Cooperative information systems (CISs) are all distributed and heterogeneous information systems that cooperate by sharing information, constraints, and goals (Mylopoulos & Papazoglou, 1997). Quality of data is a necessary requirement for a CIS. Indeed, a system in the CIS will not easily exchange data with another system without knowledge of the quality of data provided by the other system, thus resulting in a reduced cooperation. Also, when the quality of exchanged data is poor, there is a progressive deterioration of the overall data quality in the CIS. On the other hand, the high degree of data replication that characterizes a CIS can be exploited for improving data quality, as different copies of the same data may be compared in order to detect quality problems and possibly solve them.
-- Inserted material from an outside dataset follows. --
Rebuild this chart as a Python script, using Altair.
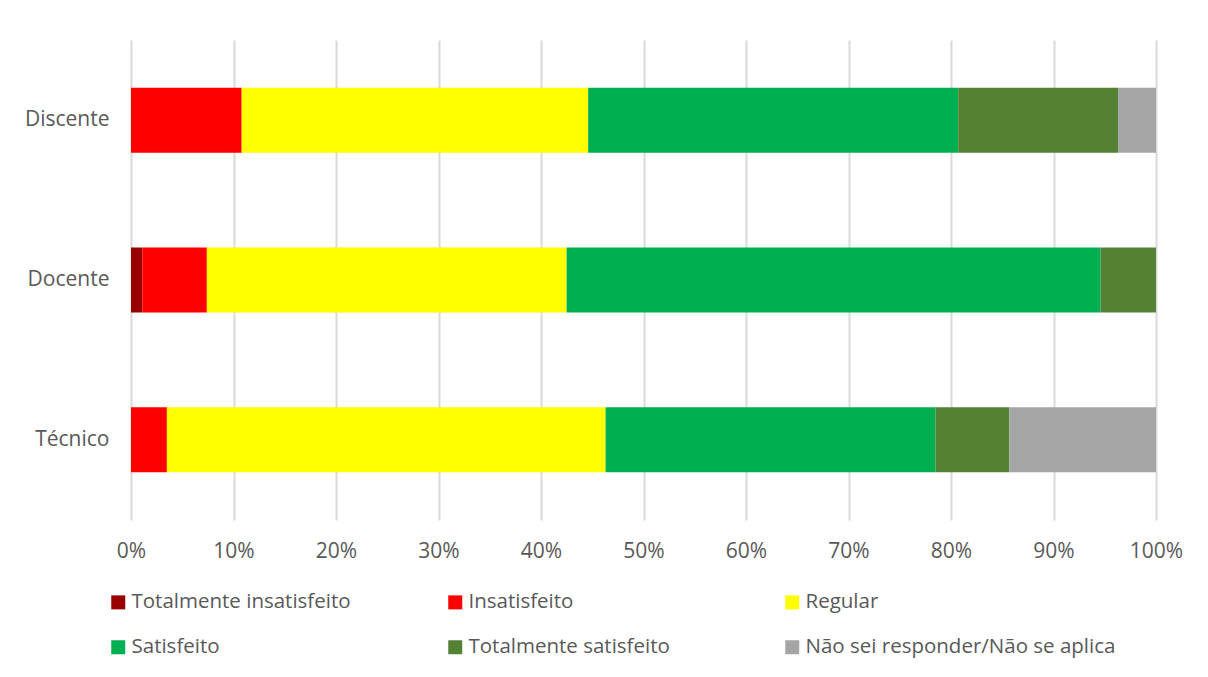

In Scannapieco, Virgillito, Marchetti, Mecella, and Baldoni (2004) and Mecella et al. (2003), the DaQuinCIS architecture is described as an architecture managing data quality in cooperative contexts, in order to avoid the spread of low-quality data and to exploit data replication for the improvement of the overall quality of cooperative data.

In this article we will describe the design of a component of our system named as, quality factory. The quality factory has the purpose of evaluating quality of XML data sources of the cooperative system. While the need for such a component had been previously identified, this article first presents the design of the quality factory and proposes an overall methodology to evaluate the quality of XML data sources.

Quality values measured by the quality factory are used by the data quality broker. The data quality broker has two main functionalities: 1) quality brokering that allows users to select data in the CIS according to their quality; 2) quality improvement that diffuses best quality copies of data in the CIS.

As a further research contribution, this article will focus on the design and implementation features of the data quality broker as a Peer-to-Peer (P2P) system. More specifically, the data quality broker is implemented as a peer-to-peer distributed service: each organization hosts a copy of the data quality broker that interacts with other copies. While the functional specification of the data quality broker is not a contribution of this article, and has been presented in (Scannapieco et al., 2004; Mecella et al., 2003), its detailed design and implementation features as a P2P system are a novel contribution of this article. Moreover, we will present some results from tests made to prove the effectiveness and efficiency of our system. The data quality broker is implemented by a peer-to-peer architecture in order to be as less invasive as possible in introducing quality controls in a cooperative system. Indeed, cooperating organizations need to save their independency and autonomy requirements. Such requirements are well-guaranteed by the P2P paradigm which is able to support the cooperation without necessarily involving consistent re-engineering actions; in the section on Related Work, we will better detail this point, comparing our choice with a system that instead does not adopt a P2P architecture.

The rest of this article is organized as follows. The second section describes the main features of the quality factory and of the data quality broker. The third section presents the overall methodology and the fourth section details the architectural design of the quality factory, by focusing on the case of XML data sources. The fifth section describes the detailed design and implementation of the data quality broker as a peer-to-peer system, and each module of its component architecture. The set of performed experiments is described in the sixth section. Finally, related work and conclusions are presented in the seventh and eighth section respectively.